Still, after that experience it became obvious to me that Verizon had surrounded itself with layers of protection from its customers, especially the ones it was blatantly and arrogantly stealing money from, in the name of "service."
So, back to the present, today I called to ask for them to once again amend the discrepancy, since I didn't receive a full year of the agreed-upon introductory rate, and was again shouted down by a rep who, in proper Verizon customer service rep fashion, kept repeating to me when my "contract date" began, no matter how many times I tried to explain to her that even Verizon finally acknowledged my service began two months beyond that contract start date, via their refund, and she also informed me there was no one else I could talk to, which turned out to be another ridiculous statement because a few minutes later she was putting me through to her manager with the parting words "but you WON'T be getting a credit!"
The manager who then came on the line began repeating the same lines about how their records show my contract began at such-and-such time and that further, I was "already refunded" the amount for two months of no service. I tripped him up in getting him to agree I was only getting 10 months of the twelve months Verizon's offer promised, but of course that was followed by, "but your contract started at such-and-such date, and we can't change that" mantra. I told him "they sure train you people well," and let it go, thus allowing yet another untouchable corporation steal my money. Of course there's a fee for early termination of the account.

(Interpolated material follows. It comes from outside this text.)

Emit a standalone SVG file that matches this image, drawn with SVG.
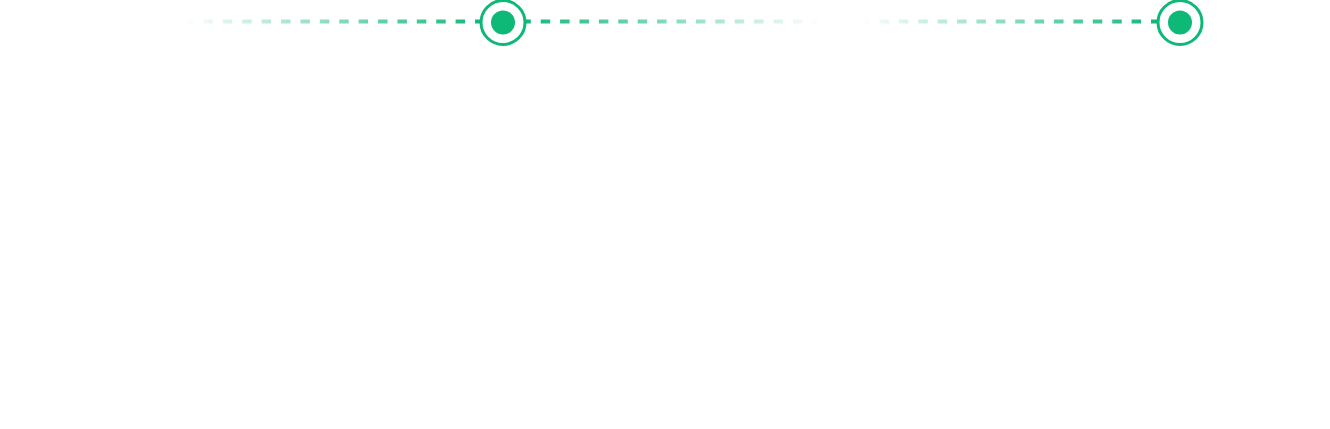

From this experience it seems obvious that Verizon has purposefully and painstakingly erected layers of insulation from customers (those trying to prevent Verizon stealing from them anyway.) It's as though they've provided a rat's maze, designed to appear customer-oriented on the outside whereas you can easily go in (Verizon ads show a legion of supporters standing behind a customer, right?), but all the paths only lead back out. It's very difficult to find any genuinely responsive corporate contact information in order to effect any accountability. It seems customers can only reach these insulating layers designed for the one-way flow of money. Verizon's priorities are revealed by the fact their billing division was extremely prompt, while their service to my residence was nonexistant, for two months. It's obvious to me after dealing with Verizon's email contact points and its customer reps that they're trained to dispense with customers as efficiently as possible, and to not allow any flow of money in any wrong direction, regardless of whether or not the customer has a case. I've read before they're provided incentives to implement this policy, which would explain the emotional and berating kinds of temperaments one can encounter from them. It's telling how disrespected customers are these days--gone are the days where businesses' keys to success in the marketplace involved the adage of the customer always being right. I really wonder if Verizon would do better in the long run putting resources into providing service instead of these bastions of protection from customers. But I really doubt this isn't happening with their competitors as well. Banks certainly operate the same way; the more layers of this one-way insulation they have, the more they can bank on percentages of customers not noticing they're being ripped off, or if they do, another percentage will become frustrated or discouraged in trying to recoup their losses against this customer baracade and give up, the vast majority of whom probably don't have the time or resources to take legal action for relatively small losses; yet all those losses multiply to amount to a not-so-honorable element of profit for large corporations, who are really being aloud to run amok these days in so many ways, to the point where they're heavily influencial in writing their own rules beyond accountability to the general public; they really need to be reigned in.